All cancer drugs share a problem: They penetrate just a few cells into the tumor. Now a team of biologists has identified a molecule that helps cancer treatments dive deep into tumors, at least in mice. The approach still needs to be tested in people, but if it pans out, it will circumvent one of the biggest challenges in the field. “This has huge implications for cancer therapy,” says David Cheresh, a tumor and vascular biologist at the University of California (UC), San Diego, who was not involved in the work.
Tumors keep drugs at bay in two ways. First, their vessels are not leaky enough to allow drugs inside. And second, they have high hydrostatic pressure. This means that fluid tends to flow away from tumors, not toward them, and that “any drug has to swim upstream, if you will,” says Erkki Ruoslahti, a cell and tumor biologist at the Sanford-Burnham Medical Research Institute in Santa Barbara, California. Last year, Ruoslahti and two scientists in his lab, Kazuki Sugahara and Tambet Teesalu, reported on a new peptide, a small molecule called iRGD, that seemed to do a good job of getting inside tumors when it was anchored to a cancer drug.
Now the three, along with several colleagues, have tested iRGD with a variety of cancer therapies in mice. The researchers found that administering iRGD along with several common cancer drugs significantly increased how much each drug entered a tumor, between seven and 40 times as without the peptide. It also helped reduce the drug dose: about one-third as much drug needed to be given to be effective. That’s important because toxicity often makes it tough to administer high doses of chemotherapy that might help. The group focused especially on human breast, pancreatic, and prostate tumors grafted into mice.
Ruoslahti thinks that iRGD can tackle both the tight blood vessels and the high fluid pressure. The peptide apparently manages this by first hooking up to receptors on a tumor's blood vessels, then it binds to another receptor on tumor cells that regulates permeability of their vascular system. In work published last year, researchers demonstrated that iRGD needed to be chemically connected to any given cancer therapy—making it much more difficult to develop it as a drug. In the new work, published online today in Science Express, the researchers report that the peptide can be given simply at the same time as the drug.

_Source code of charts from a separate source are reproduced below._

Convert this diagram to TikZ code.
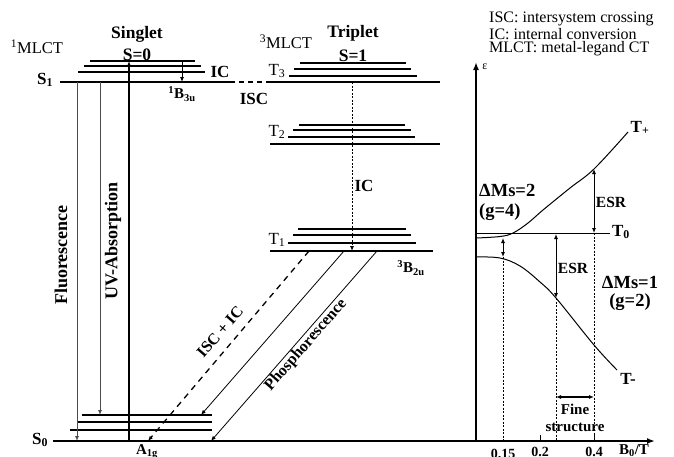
\documentclass[tikz,border=0pt]{standalone}
\usepackage{fontspec}
\setmainfont{Liberation Serif}
\usetikzlibrary{arrows.meta}
\begin{document}
\begin{tikzpicture}[x=1pt,y=-1pt,
  lbl/.style={font=\fontsize{#1}{#1}\selectfont\bfseries, inner sep=0pt},
  lbl/.default=17,
  rlbl/.style={font=\fontsize{#1}{#1}\selectfont, inner sep=0pt},
  rlbl/.default=17,
  level/.style={line width=2.3pt},
  sublevel/.style={line width=1.1pt},
  tip/.style={-{Latex[length=5pt,width=4pt]}},
  dtip/.style={{Latex[length=5pt,width=4pt]}-{Latex[length=5pt,width=4pt]}},
  trans/.style={line width=0.8pt, tip},
  fl/.style={line width=0.9pt, black!70, tip},
  axis/.style={line width=2.3pt, -{Latex[length=8pt,width=6pt]}},
  vdot/.style={line width=0.9pt, dash pattern=on 2pt off 1.5pt},
]
\useasboundingbox (0,0) rectangle (674,456);

% ---------- Singlet ----------
\coordinate (S1l) at (60,82); \coordinate (S1r) at (230,82);
\draw[level] (S1l) -- (S1r);
\draw[sublevel] (90,61) -- (195,61);
\draw[sublevel] (84,66) -- (201,66);
\draw[sublevel] (78,72) -- (205,72);
\node[rlbl=16.5] (mlct1) at (37,47) {\textsuperscript{1}MLCT};
\node[lbl=17.5] (singlet) at (137,34) {Singlet};
\node[lbl=17.5] (s0t) at (137,55) {S=0};
\node[lbl] (s1lab) at (45,80) {S\textsubscript{1}};
\node[lbl] (ic1) at (220,72) {IC};
\node[lbl=15] (b3u) at (182,94) {\textsuperscript{1}B\textsubscript{3u}};
\coordinate (ic1a) at (182,61); \coordinate (ic1b) at (182,82);
\draw[trans] (ic1a) -- (ic1b);

% ---------- ISC ----------
\coordinate (T3l) at (270,82); \coordinate (T3r) at (440,82);
\draw[line width=1.3pt, dash pattern=on 5pt off 4pt] (S1r) -- (T3l);
\node[lbl] (isc) at (254,99) {ISC};

% ---------- Triplet ----------
\draw[level] (T3l) -- (T3r);
\draw[sublevel] (300,63) -- (406,63);
\draw[sublevel] (294,69) -- (411,69);
\draw[sublevel] (289,76) -- (417,76);
\coordinate (T2l) at (270,144); \coordinate (T2r) at (440,144);
\draw[level] (T2l) -- (T2r);
\draw[sublevel] (299,125) -- (405,125);
\draw[sublevel] (293,130) -- (411,130);
\draw[sublevel] (288,137) -- (415,137);
\coordinate (T1l) at (270,251); \coordinate (T1r) at (433,251);
\draw[level] (T1l) -- (T1r);
\draw[sublevel] (298,229) -- (406,229);
\draw[sublevel] (293,235) -- (411,235);
\draw[sublevel] (288,243) -- (416,243);
\node[rlbl=16.5] (mlct3) at (286,42) {\textsuperscript{3}MLCT};
\node[lbl=17.5] (triplet) at (353,33) {Triplet};
\node[lbl=17.5] (s1t) at (353,56) {S=1};
\node[rlbl] (t3lab) at (277,71) {T\textsubscript{3}};
\node[rlbl] (t2lab) at (277,132) {T\textsubscript{2}};
\node[rlbl] (t1lab) at (277,240) {T\textsubscript{1}};
\coordinate (ict) at (352,82); \coordinate (icb) at (352,251);
\draw[vdot, tip] (ict) -- (icb);
\node[lbl] (ic2) at (364,186) {IC};
\node[lbl=15] (b2u) at (411,268) {\textsuperscript{3}B\textsubscript{2u}};

% ---------- Ground state ----------
\coordinate (S0l) at (53,441); \coordinate (ax0) at (476,441);
\draw[level] (S0l) -- (ax0);
\draw[sublevel] (82,415) -- (212,415);
\draw[sublevel] (77,422) -- (212,422);
\draw[sublevel] (70,430) -- (212,430);
\node[lbl] (s0lab) at (40,440) {S\textsubscript{0}};
\node[lbl=15] (a1g) at (147,452) {A\textsubscript{1g}};

% ---------- Transitions ----------
\draw[fl] (77,82) -- (77,441);
\draw[fl] (100,82) -- (100,415);
\draw[line width=1.1pt, tip] (129,441) -- (129,61);
\node[lbl=18, rotate=90] (fluo) at (61,255) {Fluorescence};
\node[lbl=18, rotate=90] (uv) at (113,241) {UV-Absorption};

\coordinate (d1) at (309,251); \coordinate (d2) at (148,441);
\draw[line width=1.3pt, dash pattern=on 6pt off 5pt, tip] (d1) -- (d2);
\coordinate (p1) at (344,251); \coordinate (p2) at (201,415);
\draw[trans] (p1) -- (p2);
\coordinate (q1) at (377,251); \coordinate (q2) at (211,441);
\draw[trans] (q1) -- (q2);
\node[lbl=16, rotate=49] (iscic) at (220,332) {ISC + IC};
\node[lbl=16, rotate=49] (phos) at (306,345) {Phosphorescence};

% ---------- Right panel ----------
\coordinate (axy) at (476,62); \coordinate (axx) at (655,441);
\draw[axis] (ax0) -- (axy);
\draw[axis] (ax0) -- (axx);
\node[rlbl=12] (eps) at (485,67) {ε};
\node[rlbl=16, anchor=west] (leg1) at (489,19) {ISC: intersystem crossing};
\node[rlbl=16, anchor=west] (leg2) at (489,34) {IC: internal conversion};
\node[rlbl=16, anchor=west] (leg3) at (489,49) {MLCT: metal-legand CT};

\coordinate (T0l) at (476,233); \coordinate (T0r) at (610,233);
\draw[line width=1pt] (T0l) -- (T0r);
\node[lbl] (t0lab) at (621,232) {T\textsubscript{0}};
\draw[line width=1pt] plot[smooth, tension=0.6] coordinates {(476,238) (500,236.5) (513,233) (528,223) (543,210) (570,188) (594,169) (628,132)};
\draw[line width=1pt] plot[smooth, tension=0.6] coordinates {(476,257) (500,258) (520,266) (540,282) (556,298) (594,345) (617,370)};
\node[lbl] (tplus) at (640,128) {T\textsubscript{+}};
\node[lbl] (tminus) at (628,379) {T-};

\coordinate (a1) at (503,238); \coordinate (a2) at (503,257);
\draw[line width=0.9pt, dtip] (a1) -- (a2);
\draw[vdot, line width=0.8pt] (a2) -- (503,441);
\coordinate (e1) at (594,233); \coordinate (e2) at (594,169);
\draw[line width=0.9pt, dtip] (e1) -- (e2);
\draw[vdot, line width=0.8pt] (e1) -- (594,441);
\coordinate (f1) at (556,234); \coordinate (f2) at (556,298);
\draw[line width=0.9pt, dtip] (f1) -- (f2);
\draw[vdot, line width=0.8pt] (f2) -- (556,441);
\node[lbl=15.5] (esr1) at (611,202) {ESR};
\node[lbl=15.5] (esr2) at (573,268) {ESR};

\coordinate (g1) at (556,397); \coordinate (g2) at (594,397);
\draw[line width=1.3pt, dtip] (g1) -- (g2);
\node[lbl=15] (fine) at (575,409) {Fine};
\node[lbl=15] (struct) at (575,427) {structure};

\node[lbl=18.5, anchor=west] (dm2) at (479,190) {ΔMs=2};
\node[lbl=18.5, anchor=west] (g4) at (479,212) {(g=4)};
\node[lbl=18.5] (dm1) at (630,282) {ΔMs=1};
\node[lbl=18.5] (g2lab) at (630,302) {(g=2)};

\draw[line width=1pt] (540,441) -- (540,435);
\draw[line width=1pt] (594,441) -- (594,435);
\node[lbl=14] (x015) at (503,454) {0.15};
\node[lbl=14] (x02) at (540,452) {0.2};
\node[lbl=14] (x04) at (594,452) {0.4};
\node[lbl=15] (b0) at (634,451) {B\textsubscript{0}/T};
\end{tikzpicture}
\end{document}
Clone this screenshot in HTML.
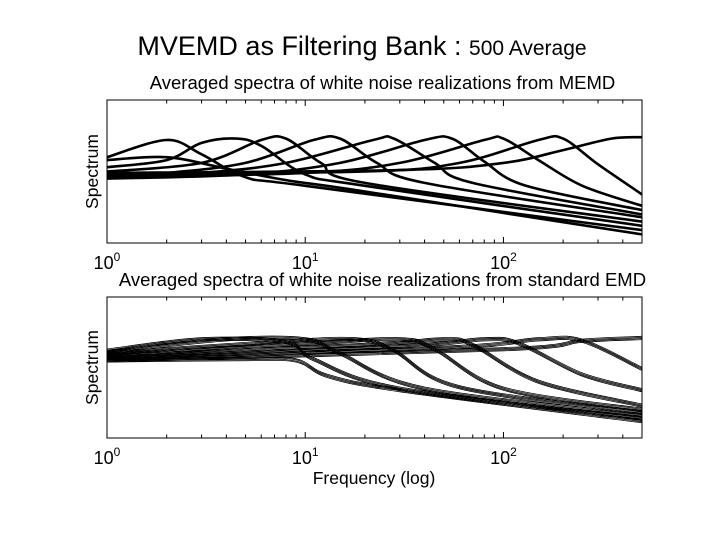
<!DOCTYPE html>
<html><head><meta charset="utf-8"><style>
body{margin:0;background:#fff;width:720px;height:540px;overflow:hidden;font-family:"Liberation Sans",sans-serif}
#main-title{position:absolute;left:0;width:724px;top:31px;text-align:center;font-size:27px;color:#000}
#main-title span{font-size:21px}
svg{position:absolute;left:0;top:0}
</style></head><body>
<div id="main-title">MVEMD as Filtering Bank : <span>500 Average</span></div>
<svg id="chart" width="720" height="540"></svg>
<script>
const xTicks=[1,10,100];
const xTickExp=["0","1","2"];
const xMin=1, xMax=500;
const memdCurves=[
 [[1,4.9],[30,5.1],[100,5.6],[200,6.5],[350,7.3],[500,7.4]],
 [[1,4.8],[20,5.0],[60,5.6],[150,7.2],[200,7.3],[300,5.5],[500,3.4]],
 [[1,4.6],[10,4.9],[30,5.6],[80,7.2],[100,7.3],[150,5.8],[250,4.0],[500,2.6]],
 [[1,4.5],[5,4.8],[15,5.6],[40,7.2],[55,7.3],[80,5.7],[130,4.0],[500,2.3]],
 [[1,4.6],[3,4.9],[8,5.6],[22,7.2],[28,7.3],[45,5.6],[70,4.2],[500,2.0]],
 [[1,4.7],[2,4.9],[5,5.6],[11,7.2],[15,7.3],[23,5.6],[40,4.2],[500,1.8]],
 [[1,5.0],[3,5.6],[6,7.2],[8,7.3],[12,5.6],[20,4.2],[500,1.5]],
 [[1,5.3],[2,5.8],[3,7.0],[4.5,7.3],[6,6.8],[10,4.8],[20,4.0],[500,1.2]],
 [[1,6.0],[2,7.2],[3,6.2],[5,4.6],[10,4.0],[500,0.9]],
 [[1,5.8],[2,6.0],[4,5.2],[8,4.4],[20,3.6],[500,0.6]]
];
const emdCurves=[
 [[1,5.5],[100,6.3],[250,6.9],[500,7.1]],
 [[1,5.6],[50,6.4],[150,7.0],[250,6.9],[500,4.9]],
 [[1,5.7],[30,6.5],[80,7.0],[120,6.7],[250,4.5],[500,3.4]],
 [[1,5.8],[20,6.6],[50,7.0],[70,6.6],[150,4.0],[500,2.3]],
 [[1,5.9],[10,6.7],[30,7.0],[45,6.3],[100,3.5],[500,2.0]],
 [[1,6.0],[7,6.8],[18,7.0],[28,6.2],[60,3.6],[500,1.8]],
 [[1,6.1],[4,7.0],[10,7.0],[15,6.0],[40,3.5],[500,1.6]],
 [[1,6.2],[3,7.0],[8,6.8],[11,5.6],[30,3.5],[500,1.4]],
 [[1,5.5],[5,5.6],[9,5.5],[13,4.4],[30,3.4],[500,1.2]]
];
const NS='http://www.w3.org/2000/svg';
const svg=document.getElementById('chart');
function mk(t,a,p){const e=document.createElementNS(NS,t);for(const k in a)e.setAttribute(k,a[k]);(p||svg).appendChild(e);return e;}
function catmull(pts){let d='M'+pts[0][0].toFixed(1)+','+pts[0][1].toFixed(1);
 for(let i=0;i<pts.length-1;i++){const p0=pts[i-1]||pts[i],p1=pts[i],p2=pts[i+1],p3=pts[i+2]||p2;
  const c1=[p1[0]+(p2[0]-p0[0])/6,p1[1]+(p2[1]-p0[1])/6],c2=[p2[0]-(p3[0]-p1[0])/6,p2[1]-(p3[1]-p1[1])/6];
  d+='C'+c1.map(v=>v.toFixed(1))+' '+c2.map(v=>v.toFixed(1))+' '+p2[0].toFixed(1)+','+p2[1].toFixed(1);}
 return d;}
function panel(cfg){
 const {L,R,T,B,title,curves,name,thick}=cfg;
 const xs=f=>L+(Math.log10(f)-Math.log10(xMin))/(Math.log10(xMax)-Math.log10(xMin))*(R-L);
 const ys=v=>B-v/10*(B-T);
 const g=mk('g',{});
 
 
 const t=mk('text',{x:(L+R)/2+8,y:T-11,'text-anchor':'middle','font-size':18.5,'font-family':'Liberation Sans, sans-serif'},g);
 t.textContent=title;
 
 
 const cp=mk('clipPath',{id:name+'-clip'},g);mk('rect',{x:L,y:T,width:R-L,height:B-T},cp);
 const lines=mk('g',{'clip-path':'url(#'+name+'-clip)'},g);
 curves.forEach((c,i)=>{
  const offs=thick?[0]:[-1.6,-0.5,0.6,1.7];
  offs.forEach(o=>{
   const p=mk('path',{d:catmull(c.map(q=>[xs(q[0]),ys(q[1])+o])),fill:'none',stroke:'#000','stroke-width':thick?2.6:0.8},lines);
   
   
  });
 });
 const box=mk('rect',{x:L,y:T,width:R-L,height:B-T,fill:'none',stroke:'#000','stroke-width':1},g);
 
 
 for(let dec=1;dec<=100;dec*=10){for(let m=1;m<10;m++){const f=dec*m;if(f>xMax)break;const x=xs(f);const len=m===1?6:3.5;
  mk('line',{x1:x,x2:x,y1:B,y2:B-len,stroke:'#000','stroke-width':1},g);
  mk('line',{x1:x,x2:x,y1:T,y2:T+len,stroke:'#000','stroke-width':1},g);}}
 xTicks.forEach((f,i)=>{const tx=mk('text',{x:xs(f),y:B+26,'text-anchor':'middle','font-size':18,'font-family':'Liberation Sans, sans-serif'},g);
  
  
  tx.innerHTML='10<tspan dy="-8" font-size="12">'+xTickExp[i]+'</tspan>';});
 const yl=mk('text',{x:0,y:0,transform:'translate(98,'+((T+B)/2)+') rotate(-90)','text-anchor':'middle','font-size':17.5,'font-family':'Liberation Sans, sans-serif'},g);
 yl.textContent='Spectrum';
 
 
}
panel({L:107,R:642,T:100,B:243,title:'Averaged spectra of white noise realizations from MEMD',curves:memdCurves,name:'memd-panel',thick:true});
panel({L:107,R:642,T:297,B:438,title:'Averaged spectra of white noise realizations from standard EMD',curves:emdCurves,name:'emd-panel',thick:false});
const xl=mk('text',{x:374,y:484,'text-anchor':'middle','font-size':17.5,'font-family':'Liberation Sans, sans-serif'});
xl.textContent='Frequency (log)';


</script>
</body></html>
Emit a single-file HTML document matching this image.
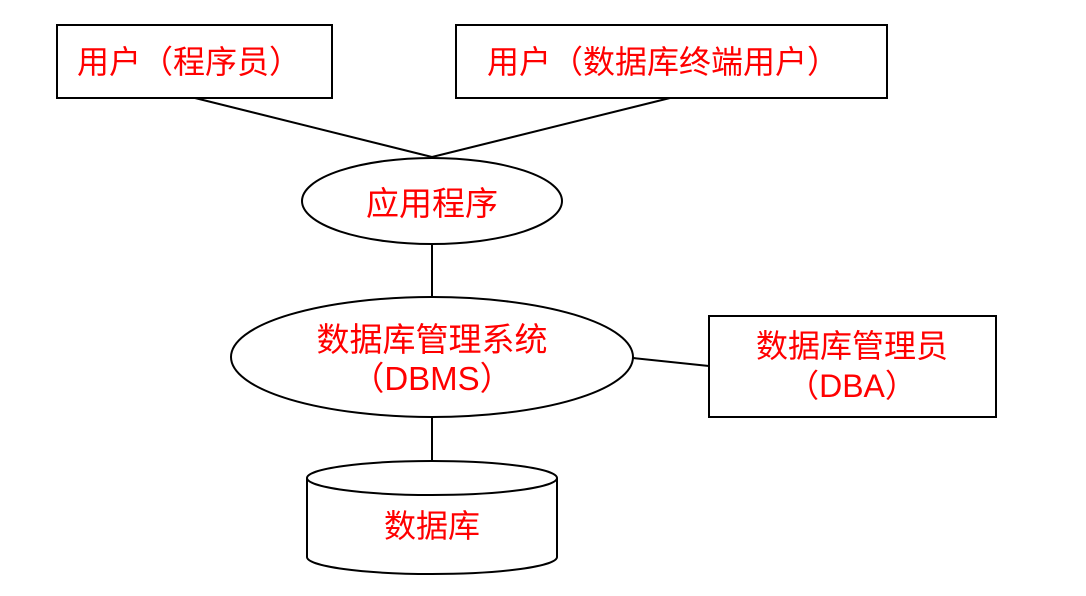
<!DOCTYPE html>
<html><head><meta charset="utf-8"><style>
html,body{margin:0;padding:0;background:#fff;}
svg text{font-family:"Liberation Sans","Noto Sans CJK SC",sans-serif;fill:#f00;}
</style></head><body>
<svg width="1086" height="591" viewBox="0 0 1086 591" xmlns="http://www.w3.org/2000/svg">
<g fill="none" stroke="#000" stroke-width="2">
<rect x="57" y="25" width="275" height="73"/>
<rect x="456" y="25" width="431" height="73"/>
<line x1="195" y1="98" x2="432" y2="157"/>
<line x1="670" y1="98" x2="432" y2="157"/>
<ellipse cx="432" cy="201" rx="130" ry="43"/>
<line x1="432" y1="244" x2="432" y2="297"/>
<ellipse cx="432" cy="357" rx="201" ry="60"/>
<line x1="633" y1="358" x2="709" y2="366"/>
<rect x="709" y="316" width="287" height="101"/>
<line x1="432" y1="417" x2="432" y2="461"/>
<path d="M307 478 L307 557 A125 17 0 0 0 557 557 L557 478"/>
<ellipse cx="432" cy="478" rx="125" ry="17"/>
</g>
<text x="77" y="73" font-size="32">用户（程序员）</text>
<text x="487" y="73" font-size="32">用户（数据库终端用户）</text>
<text x="432" y="215" font-size="33" text-anchor="middle">应用程序</text>
<text x="432" y="351" font-size="33" text-anchor="middle">数据库管理系统</text>
<text x="432" y="390" font-size="33" text-anchor="middle">（DBMS）</text>
<text x="852" y="357" font-size="32" text-anchor="middle">数据库管理员</text>
<text x="852" y="397" font-size="32" text-anchor="middle">（DBA）</text>
<text x="432" y="537" font-size="32" text-anchor="middle">数据库</text>
</svg>
</body></html>
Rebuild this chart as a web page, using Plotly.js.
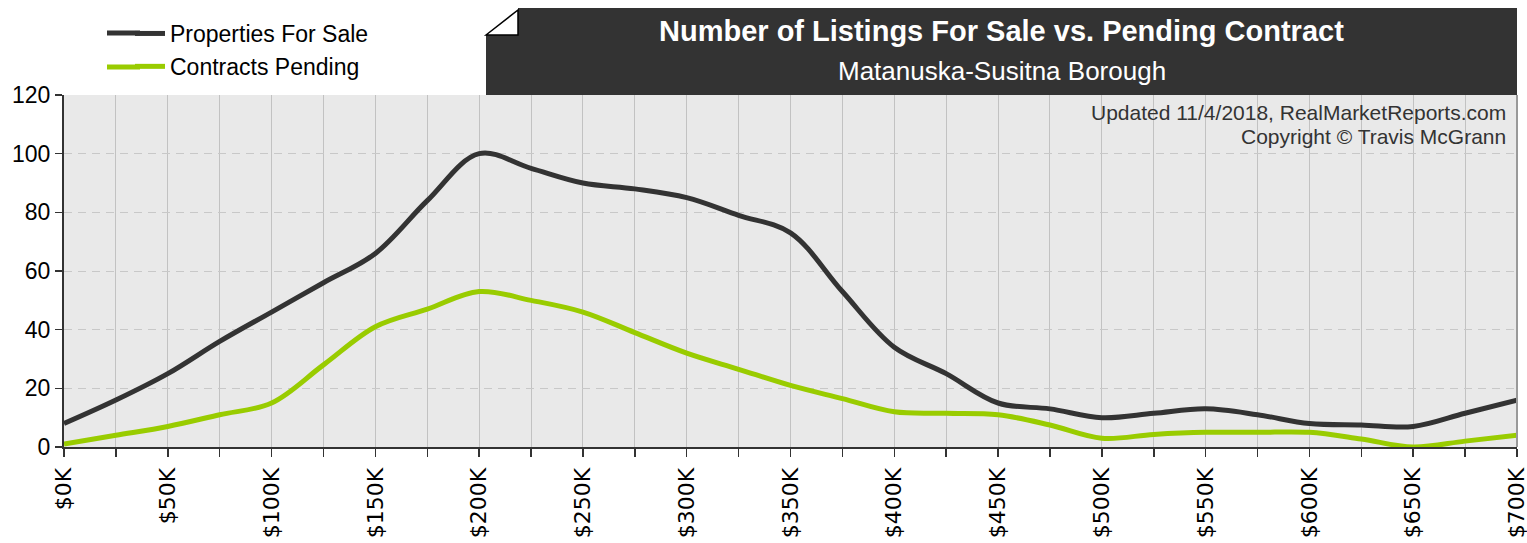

Drugs failing to get into tumors “is a huge problem for cancer in general,” especially when disease appears in the brain, which is even less accessible, says Zena Werb, a cell biologist at UC San Francisco. Werb cautions, however, that “it’s rather early” to tell how promising iRGD is. Cheresh points out that one risk is that the peptide could spawn new metastases by opening up tumor blood vessels and helping cancer cells to slip out. Still, they agree that if iRGD’s safety and effectiveness pan out, it could revolutionize cancer treatment for patients with all sorts of tumors. Ruoslahti is pushing it forward; he and his colleagues have filed patent applications on the peptide and are now in discussions with drug companies about testing it in humans.